» **TASK DIRECTIONS**
Restate the full listing word for word and leave the pictures out.

::: DATA EXTRACT

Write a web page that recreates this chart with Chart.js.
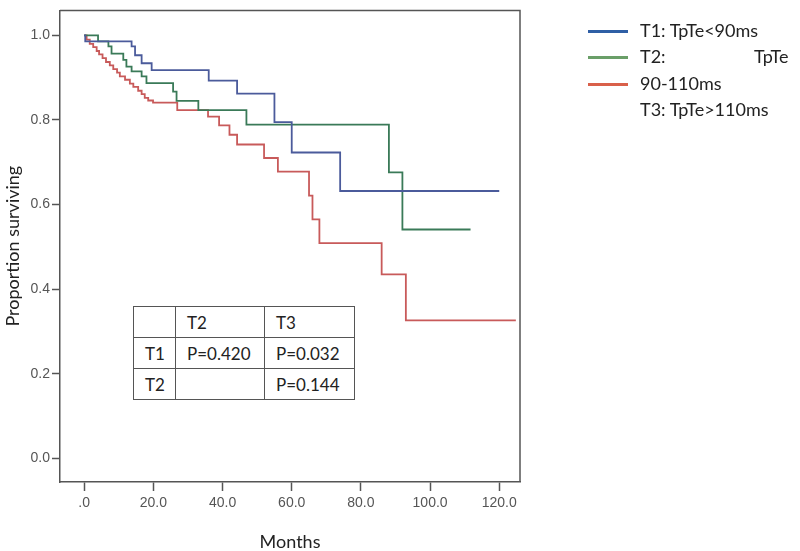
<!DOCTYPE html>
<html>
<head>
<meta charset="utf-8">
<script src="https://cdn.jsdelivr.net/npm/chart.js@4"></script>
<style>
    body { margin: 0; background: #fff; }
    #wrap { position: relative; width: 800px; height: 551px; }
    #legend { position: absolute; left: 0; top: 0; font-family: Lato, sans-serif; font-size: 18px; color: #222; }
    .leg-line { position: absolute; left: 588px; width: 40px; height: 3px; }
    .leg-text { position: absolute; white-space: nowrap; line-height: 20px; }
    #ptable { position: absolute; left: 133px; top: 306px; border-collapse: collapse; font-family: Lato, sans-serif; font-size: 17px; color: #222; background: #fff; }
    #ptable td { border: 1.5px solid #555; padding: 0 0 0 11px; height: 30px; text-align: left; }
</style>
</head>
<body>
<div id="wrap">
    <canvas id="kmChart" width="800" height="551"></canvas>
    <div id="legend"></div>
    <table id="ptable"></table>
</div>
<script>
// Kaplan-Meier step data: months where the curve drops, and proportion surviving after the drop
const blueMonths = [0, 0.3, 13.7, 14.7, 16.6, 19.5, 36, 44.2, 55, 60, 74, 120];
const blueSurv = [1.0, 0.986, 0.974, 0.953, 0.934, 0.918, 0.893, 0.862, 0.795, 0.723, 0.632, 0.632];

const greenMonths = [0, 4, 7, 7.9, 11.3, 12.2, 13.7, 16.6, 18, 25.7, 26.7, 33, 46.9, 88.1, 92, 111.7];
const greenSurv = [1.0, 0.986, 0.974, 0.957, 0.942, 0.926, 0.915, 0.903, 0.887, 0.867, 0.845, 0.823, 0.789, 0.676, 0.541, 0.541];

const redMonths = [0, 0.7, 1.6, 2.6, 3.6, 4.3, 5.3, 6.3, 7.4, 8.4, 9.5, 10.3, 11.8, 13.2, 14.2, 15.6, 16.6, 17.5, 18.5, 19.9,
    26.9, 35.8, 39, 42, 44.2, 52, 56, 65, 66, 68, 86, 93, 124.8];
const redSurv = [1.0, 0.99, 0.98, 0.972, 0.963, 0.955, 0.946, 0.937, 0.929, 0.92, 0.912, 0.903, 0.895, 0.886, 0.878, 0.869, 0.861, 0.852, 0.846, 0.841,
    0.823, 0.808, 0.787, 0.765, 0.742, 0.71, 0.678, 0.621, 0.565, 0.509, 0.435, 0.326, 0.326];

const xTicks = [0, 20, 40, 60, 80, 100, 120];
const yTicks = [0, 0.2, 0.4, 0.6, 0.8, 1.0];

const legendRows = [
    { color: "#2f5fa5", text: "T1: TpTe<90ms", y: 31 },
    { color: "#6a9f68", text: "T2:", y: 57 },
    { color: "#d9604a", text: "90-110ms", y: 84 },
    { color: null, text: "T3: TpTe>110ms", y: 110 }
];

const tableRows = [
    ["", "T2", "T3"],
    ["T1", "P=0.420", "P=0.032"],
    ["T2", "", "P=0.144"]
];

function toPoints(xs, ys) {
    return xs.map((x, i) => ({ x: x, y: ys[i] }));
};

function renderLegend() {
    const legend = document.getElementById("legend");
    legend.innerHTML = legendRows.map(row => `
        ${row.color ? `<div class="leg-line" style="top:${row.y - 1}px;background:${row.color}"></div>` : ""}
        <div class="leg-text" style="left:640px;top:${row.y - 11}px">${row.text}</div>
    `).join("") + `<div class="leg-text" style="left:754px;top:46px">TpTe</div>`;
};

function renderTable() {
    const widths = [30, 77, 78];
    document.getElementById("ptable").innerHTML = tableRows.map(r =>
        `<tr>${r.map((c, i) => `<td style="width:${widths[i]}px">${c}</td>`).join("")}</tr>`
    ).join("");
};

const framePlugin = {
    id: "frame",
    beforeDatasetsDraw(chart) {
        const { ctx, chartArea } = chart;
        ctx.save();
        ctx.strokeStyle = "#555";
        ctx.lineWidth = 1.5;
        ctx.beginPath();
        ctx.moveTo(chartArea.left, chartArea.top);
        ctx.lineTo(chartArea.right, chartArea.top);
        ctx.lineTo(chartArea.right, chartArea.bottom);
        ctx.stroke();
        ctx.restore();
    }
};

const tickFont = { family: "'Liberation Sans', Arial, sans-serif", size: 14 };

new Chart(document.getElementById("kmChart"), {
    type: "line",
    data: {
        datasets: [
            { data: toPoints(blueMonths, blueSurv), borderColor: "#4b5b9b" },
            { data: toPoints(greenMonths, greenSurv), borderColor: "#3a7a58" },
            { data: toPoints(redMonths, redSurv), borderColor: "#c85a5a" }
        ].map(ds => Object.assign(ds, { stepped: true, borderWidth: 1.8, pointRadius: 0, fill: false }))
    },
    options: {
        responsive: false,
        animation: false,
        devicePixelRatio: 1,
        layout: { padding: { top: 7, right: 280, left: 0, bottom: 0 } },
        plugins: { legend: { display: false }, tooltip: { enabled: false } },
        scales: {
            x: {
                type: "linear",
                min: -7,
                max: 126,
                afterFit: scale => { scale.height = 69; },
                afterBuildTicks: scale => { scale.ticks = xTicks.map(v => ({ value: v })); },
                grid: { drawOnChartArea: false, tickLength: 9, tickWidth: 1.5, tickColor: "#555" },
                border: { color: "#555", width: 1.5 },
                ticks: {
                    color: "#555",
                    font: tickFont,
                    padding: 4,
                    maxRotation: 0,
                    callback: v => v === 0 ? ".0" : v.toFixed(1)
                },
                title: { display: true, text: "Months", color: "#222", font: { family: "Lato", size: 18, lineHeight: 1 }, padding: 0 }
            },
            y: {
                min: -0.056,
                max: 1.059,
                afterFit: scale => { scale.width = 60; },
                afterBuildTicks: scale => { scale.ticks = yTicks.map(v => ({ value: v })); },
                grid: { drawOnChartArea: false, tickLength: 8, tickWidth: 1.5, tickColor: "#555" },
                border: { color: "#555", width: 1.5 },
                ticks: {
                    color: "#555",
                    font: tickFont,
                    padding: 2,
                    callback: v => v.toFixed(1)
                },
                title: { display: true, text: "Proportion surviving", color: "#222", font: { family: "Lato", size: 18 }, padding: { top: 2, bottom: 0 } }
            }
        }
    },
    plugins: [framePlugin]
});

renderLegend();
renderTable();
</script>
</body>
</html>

::::::

» **SOLUTION FOR THIS PROBLEM**
Write a web page that recreates this chart with Chart.js.
<!DOCTYPE html>
<html>
<head>
<meta charset="utf-8">
<script src="https://cdn.jsdelivr.net/npm/chart.js@4"></script>
<style>
    body { margin: 0; background: #fff; }
    #wrap { position: relative; width: 800px; height: 551px; }
    #legend { position: absolute; left: 0; top: 0; font-family: Lato, sans-serif; font-size: 18px; color: #222; }
    .leg-line { position: absolute; left: 588px; width: 40px; height: 3px; }
    .leg-text { position: absolute; white-space: nowrap; line-height: 20px; }
    #ptable { position: absolute; left: 133px; top: 306px; border-collapse: collapse; font-family: Lato, sans-serif; font-size: 17px; color: #222; background: #fff; }
    #ptable td { border: 1.5px solid #555; padding: 0 0 0 11px; height: 30px; text-align: left; }
</style>
</head>
<body>
<div id="wrap">
    <canvas id="kmChart" width="800" height="551"></canvas>
    <div id="legend"></div>
    <table id="ptable"></table>
</div>
<script>
// Kaplan-Meier step data: months where the curve drops, and proportion surviving after the drop
const blueMonths = [0, 0.3, 13.7, 14.7, 16.6, 19.5, 36, 44.2, 55, 60, 74, 120];
const blueSurv = [1.0, 0.986, 0.974, 0.953, 0.934, 0.918, 0.893, 0.862, 0.795, 0.723, 0.632, 0.632];

const greenMonths = [0, 4, 7, 7.9, 11.3, 12.2, 13.7, 16.6, 18, 25.7, 26.7, 33, 46.9, 88.1, 92, 111.7];
const greenSurv = [1.0, 0.986, 0.974, 0.957, 0.942, 0.926, 0.915, 0.903, 0.887, 0.867, 0.845, 0.823, 0.789, 0.676, 0.541, 0.541];

const redMonths = [0, 0.7, 1.6, 2.6, 3.6, 4.3, 5.3, 6.3, 7.4, 8.4, 9.5, 10.3, 11.8, 13.2, 14.2, 15.6, 16.6, 17.5, 18.5, 19.9,
    26.9, 35.8, 39, 42, 44.2, 52, 56, 65, 66, 68, 86, 93, 124.8];
const redSurv = [1.0, 0.99, 0.98, 0.972, 0.963, 0.955, 0.946, 0.937, 0.929, 0.92, 0.912, 0.903, 0.895, 0.886, 0.878, 0.869, 0.861, 0.852, 0.846, 0.841,
    0.823, 0.808, 0.787, 0.765, 0.742, 0.71, 0.678, 0.621, 0.565, 0.509, 0.435, 0.326, 0.326];

const xTicks = [0, 20, 40, 60, 80, 100, 120];
const yTicks = [0, 0.2, 0.4, 0.6, 0.8, 1.0];

const legendRows = [
    { color: "#2f5fa5", text: "T1: TpTe<90ms", y: 31 },
    { color: "#6a9f68", text: "T2:", y: 57 },
    { color: "#d9604a", text: "90-110ms", y: 84 },
    { color: null, text: "T3: TpTe>110ms", y: 110 }
];

const tableRows = [
    ["", "T2", "T3"],
    ["T1", "P=0.420", "P=0.032"],
    ["T2", "", "P=0.144"]
];

function toPoints(xs, ys) {
    return xs.map((x, i) => ({ x: x, y: ys[i] }));
};

function renderLegend() {
    const legend = document.getElementById("legend");
    legend.innerHTML = legendRows.map(row => `
        ${row.color ? `<div class="leg-line" style="top:${row.y - 1}px;background:${row.color}"></div>` : ""}
        <div class="leg-text" style="left:640px;top:${row.y - 11}px">${row.text}</div>
    `).join("") + `<div class="leg-text" style="left:754px;top:46px">TpTe</div>`;
};

function renderTable() {
    const widths = [30, 77, 78];
    document.getElementById("ptable").innerHTML = tableRows.map(r =>
        `<tr>${r.map((c, i) => `<td style="width:${widths[i]}px">${c}</td>`).join("")}</tr>`
    ).join("");
};

const framePlugin = {
    id: "frame",
    beforeDatasetsDraw(chart) {
        const { ctx, chartArea } = chart;
        ctx.save();
        ctx.strokeStyle = "#555";
        ctx.lineWidth = 1.5;
        ctx.beginPath();
        ctx.moveTo(chartArea.left, chartArea.top);
        ctx.lineTo(chartArea.right, chartArea.top);
        ctx.lineTo(chartArea.right, chartArea.bottom);
        ctx.stroke();
        ctx.restore();
    }
};

const tickFont = { family: "'Liberation Sans', Arial, sans-serif", size: 14 };

new Chart(document.getElementById("kmChart"), {
    type: "line",
    data: {
        datasets: [
            { data: toPoints(blueMonths, blueSurv), borderColor: "#4b5b9b" },
            { data: toPoints(greenMonths, greenSurv), borderColor: "#3a7a58" },
            { data: toPoints(redMonths, redSurv), borderColor: "#c85a5a" }
        ].map(ds => Object.assign(ds, { stepped: true, borderWidth: 1.8, pointRadius: 0, fill: false }))
    },
    options: {
        responsive: false,
        animation: false,
        devicePixelRatio: 1,
        layout: { padding: { top: 7, right: 280, left: 0, bottom: 0 } },
        plugins: { legend: { display: false }, tooltip: { enabled: false } },
        scales: {
            x: {
                type: "linear",
                min: -7,
                max: 126,
                afterFit: scale => { scale.height = 69; },
                afterBuildTicks: scale => { scale.ticks = xTicks.map(v => ({ value: v })); },
                grid: { drawOnChartArea: false, tickLength: 9, tickWidth: 1.5, tickColor: "#555" },
                border: { color: "#555", width: 1.5 },
                ticks: {
                    color: "#555",
                    font: tickFont,
                    padding: 4,
                    maxRotation: 0,
                    callback: v => v === 0 ? ".0" : v.toFixed(1)
                },
                title: { display: true, text: "Months", color: "#222", font: { family: "Lato", size: 18, lineHeight: 1 }, padding: 0 }
            },
            y: {
                min: -0.056,
                max: 1.059,
                afterFit: scale => { scale.width = 60; },
                afterBuildTicks: scale => { scale.ticks = yTicks.map(v => ({ value: v })); },
                grid: { drawOnChartArea: false, tickLength: 8, tickWidth: 1.5, tickColor: "#555" },
                border: { color: "#555", width: 1.5 },
                ticks: {
                    color: "#555",
                    font: tickFont,
                    padding: 2,
                    callback: v => v.toFixed(1)
                },
                title: { display: true, text: "Proportion surviving", color: "#222", font: { family: "Lato", size: 18 }, padding: { top: 2, bottom: 0 } }
            }
        }
    },
    plugins: [framePlugin]
});

renderLegend();
renderTable();
</script>
</body>
</html>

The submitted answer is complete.